Each line below either holds the string "this" or doesn't. Count those that do and give only the number.

═══

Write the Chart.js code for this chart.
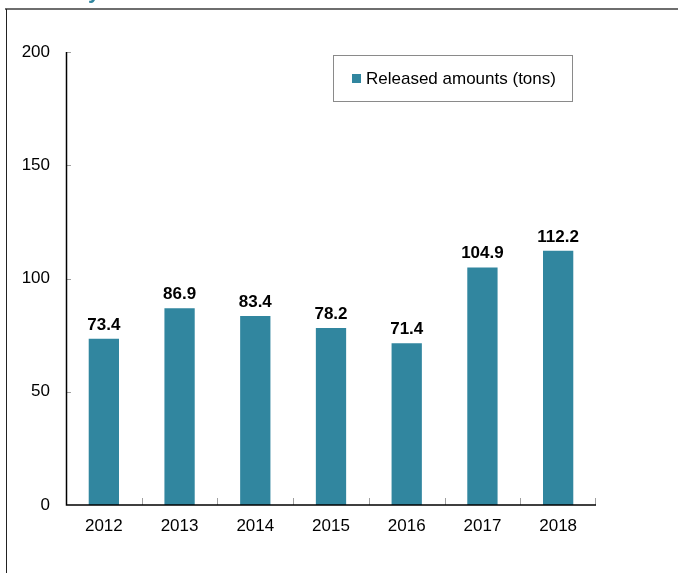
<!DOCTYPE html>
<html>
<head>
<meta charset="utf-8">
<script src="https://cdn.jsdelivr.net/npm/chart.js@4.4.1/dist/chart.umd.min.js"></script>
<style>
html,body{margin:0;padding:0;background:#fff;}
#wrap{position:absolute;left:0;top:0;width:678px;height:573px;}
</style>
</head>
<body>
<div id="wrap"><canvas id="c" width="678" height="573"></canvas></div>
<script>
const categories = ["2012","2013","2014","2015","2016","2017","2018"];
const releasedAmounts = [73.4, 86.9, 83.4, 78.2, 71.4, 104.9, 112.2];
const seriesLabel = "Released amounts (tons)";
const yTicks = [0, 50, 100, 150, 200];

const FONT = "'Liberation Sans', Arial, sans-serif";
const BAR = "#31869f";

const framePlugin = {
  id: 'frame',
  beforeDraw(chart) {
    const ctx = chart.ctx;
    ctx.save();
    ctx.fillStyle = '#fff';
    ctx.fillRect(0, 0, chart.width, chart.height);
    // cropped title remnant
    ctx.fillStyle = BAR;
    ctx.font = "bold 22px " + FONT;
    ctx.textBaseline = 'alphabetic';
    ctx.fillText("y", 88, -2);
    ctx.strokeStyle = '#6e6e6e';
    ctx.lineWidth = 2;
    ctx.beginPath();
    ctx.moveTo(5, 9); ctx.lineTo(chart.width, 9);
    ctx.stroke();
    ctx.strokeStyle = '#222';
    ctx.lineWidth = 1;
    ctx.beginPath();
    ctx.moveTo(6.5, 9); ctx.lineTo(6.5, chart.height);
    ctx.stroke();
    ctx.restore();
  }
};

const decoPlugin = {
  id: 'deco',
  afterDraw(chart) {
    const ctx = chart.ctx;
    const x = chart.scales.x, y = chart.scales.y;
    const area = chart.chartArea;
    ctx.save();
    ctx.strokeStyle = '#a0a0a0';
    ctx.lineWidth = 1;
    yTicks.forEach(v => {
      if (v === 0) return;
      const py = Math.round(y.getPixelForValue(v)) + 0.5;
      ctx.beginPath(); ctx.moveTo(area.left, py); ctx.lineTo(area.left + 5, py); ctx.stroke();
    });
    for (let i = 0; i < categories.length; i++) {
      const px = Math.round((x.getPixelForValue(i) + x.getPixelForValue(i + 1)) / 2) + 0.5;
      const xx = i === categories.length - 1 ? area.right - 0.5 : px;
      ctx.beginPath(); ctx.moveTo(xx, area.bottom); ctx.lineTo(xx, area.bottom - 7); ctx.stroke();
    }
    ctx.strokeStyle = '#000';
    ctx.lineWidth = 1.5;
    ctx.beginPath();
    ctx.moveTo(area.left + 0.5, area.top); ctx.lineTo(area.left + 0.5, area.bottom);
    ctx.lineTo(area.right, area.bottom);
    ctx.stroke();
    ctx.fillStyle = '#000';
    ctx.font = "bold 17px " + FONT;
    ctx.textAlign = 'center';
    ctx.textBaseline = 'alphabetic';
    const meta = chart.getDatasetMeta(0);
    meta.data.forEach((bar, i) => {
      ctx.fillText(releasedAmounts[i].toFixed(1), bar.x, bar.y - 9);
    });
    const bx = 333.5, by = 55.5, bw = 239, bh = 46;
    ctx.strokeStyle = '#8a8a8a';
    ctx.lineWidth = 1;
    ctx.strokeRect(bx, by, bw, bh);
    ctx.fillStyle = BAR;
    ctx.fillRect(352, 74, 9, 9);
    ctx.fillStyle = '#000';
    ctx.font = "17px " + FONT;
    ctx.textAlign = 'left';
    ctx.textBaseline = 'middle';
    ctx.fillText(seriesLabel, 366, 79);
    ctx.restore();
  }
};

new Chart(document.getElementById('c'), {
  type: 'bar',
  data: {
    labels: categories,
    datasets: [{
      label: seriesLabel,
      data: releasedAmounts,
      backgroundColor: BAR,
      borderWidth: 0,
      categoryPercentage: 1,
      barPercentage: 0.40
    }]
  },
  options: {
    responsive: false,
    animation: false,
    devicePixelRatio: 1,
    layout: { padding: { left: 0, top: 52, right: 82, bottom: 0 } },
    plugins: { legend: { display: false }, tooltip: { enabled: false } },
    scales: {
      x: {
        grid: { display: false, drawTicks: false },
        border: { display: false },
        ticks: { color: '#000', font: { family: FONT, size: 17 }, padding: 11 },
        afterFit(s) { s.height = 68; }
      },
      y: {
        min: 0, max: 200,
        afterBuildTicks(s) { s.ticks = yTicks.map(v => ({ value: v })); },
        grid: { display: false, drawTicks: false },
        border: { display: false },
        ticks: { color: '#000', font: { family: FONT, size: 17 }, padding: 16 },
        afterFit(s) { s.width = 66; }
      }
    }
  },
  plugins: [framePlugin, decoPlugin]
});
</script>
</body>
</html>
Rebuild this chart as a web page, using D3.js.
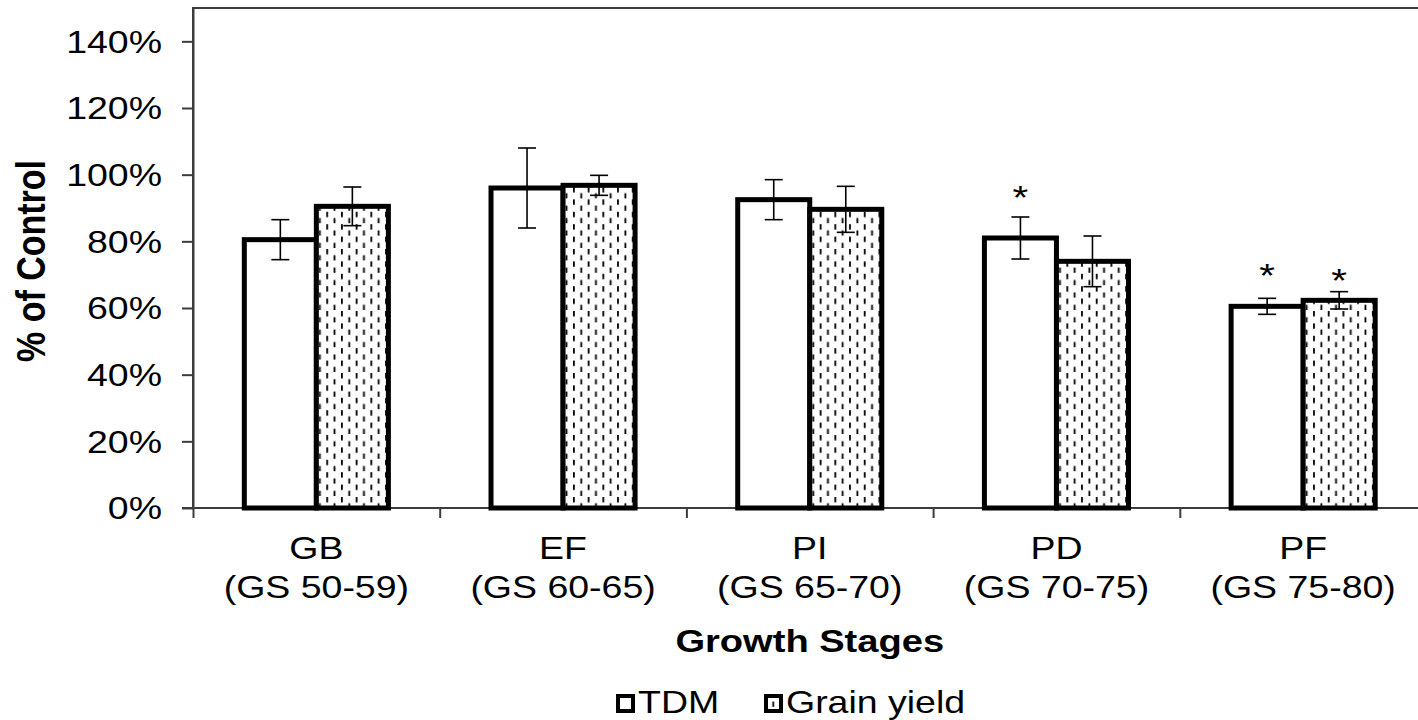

═══

EXERCISE RESPONSE:
2